Working backwards, chapter 3 ends with the idea of Lennie feeling loneliness if he is denied the opportunity to tend the rabbits.  Despite the fact that he broke Curley's hand and that he has instigated the elements that will lead to his demise, Lennie feels a sense of loneliness if he is not able to tend the rabbits.  It is for this reason he pleads with George so that he is not inevitably feeling alone and apart from his true love.

Curley experiences loneliness in how everyone else in the bunkhouse has seen him effectively beaten by Lennie.  There is a loneliness that he displays, even though he is amongst everyone else.  His claim to fame was that he could "lick anyone."  Lennie effectively disproved that and, in the process, Curley feels extremely alone as a result.  As George talks to Slim, he explains the reason he befriended Lennie was to escape his own sense of loneliness as a migrant worker:

I ain’t got no people. . . . I seen the guys that go around on the ranches alone. That ain’t no good. They don’t have no fun. After a long time they get mean. They get wantin’ to fight all the time.

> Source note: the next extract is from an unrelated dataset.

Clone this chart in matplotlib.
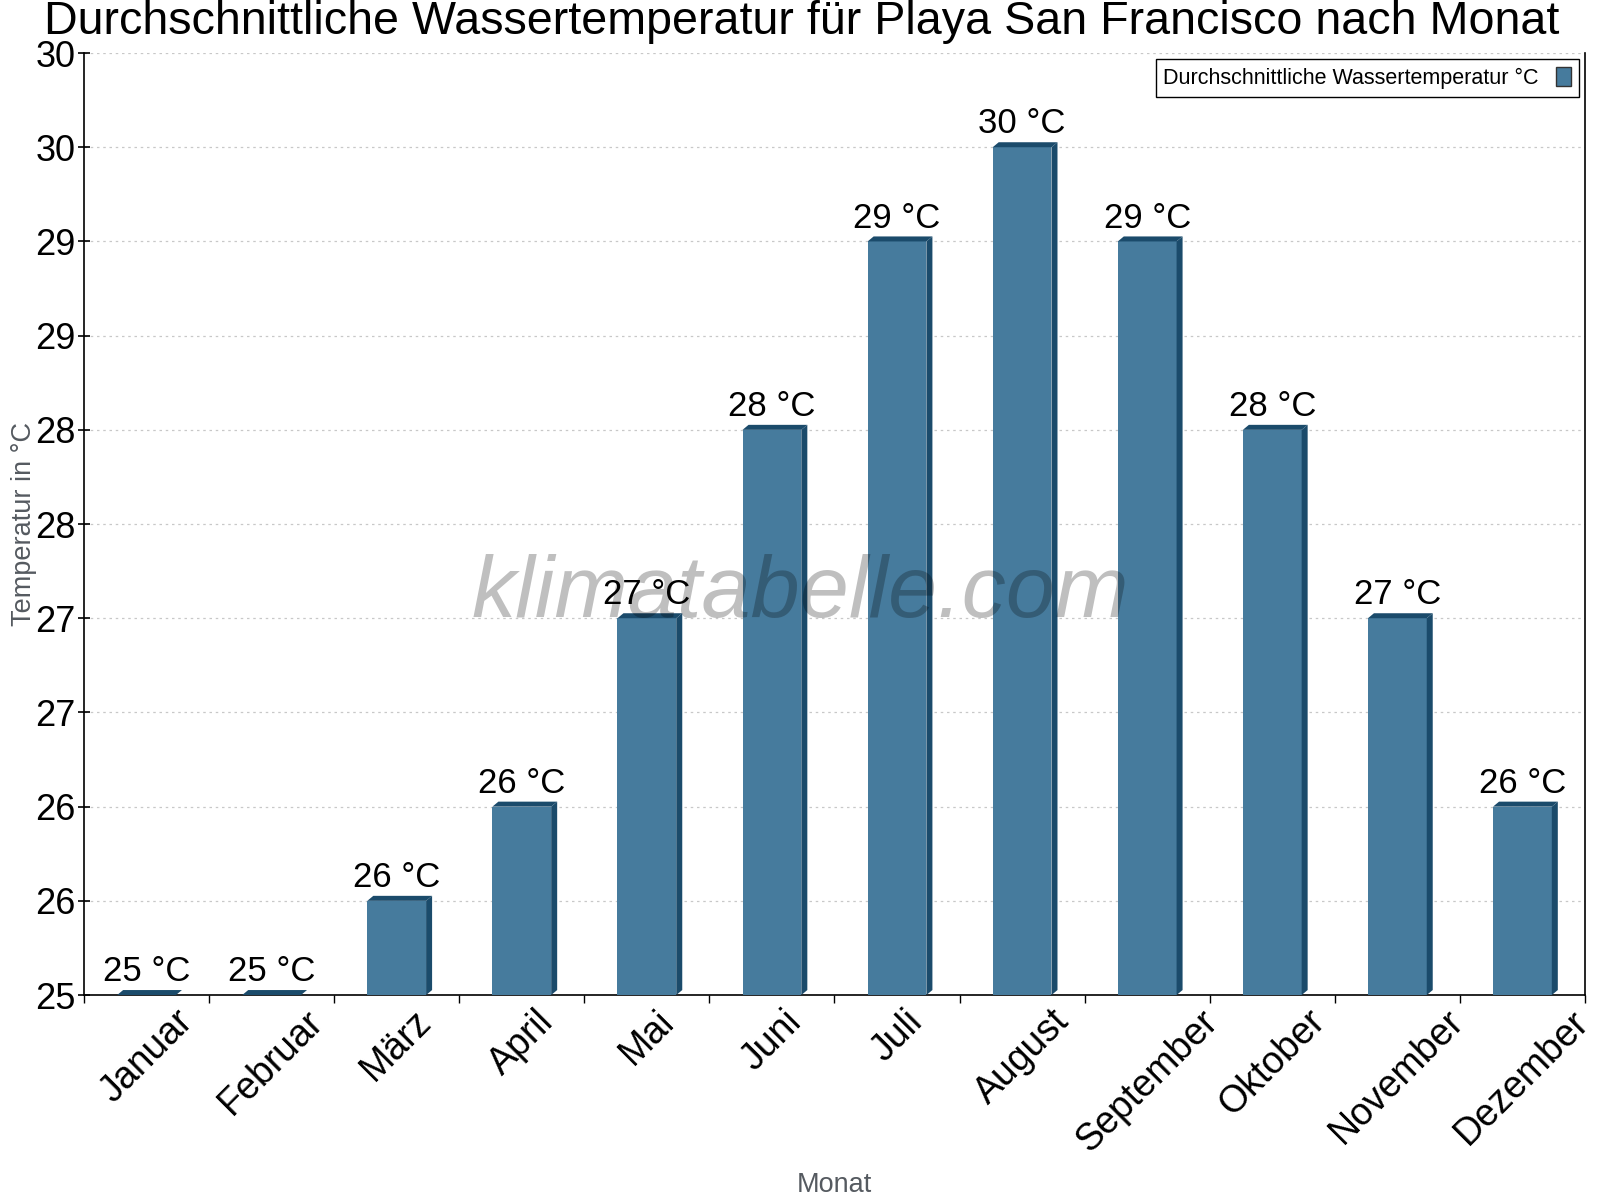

While Lennie might be a nuisance to George, he is the reason that George is able to escape his condition of loneliness.  Certainly, Candy feels alone now that his dog has been shot.  Candy feels this sense of loneliness in the "silence" that Steinbeck continually raises in the chapter.  Candy's dog experiences his own loneliness in those fateful last moments before Carlson's luger silenced him for good.  The result is that Candy's loneliness compels him to latch on to the dream that Lennie and George share, reflecting a discomfort with his condition of loneliness.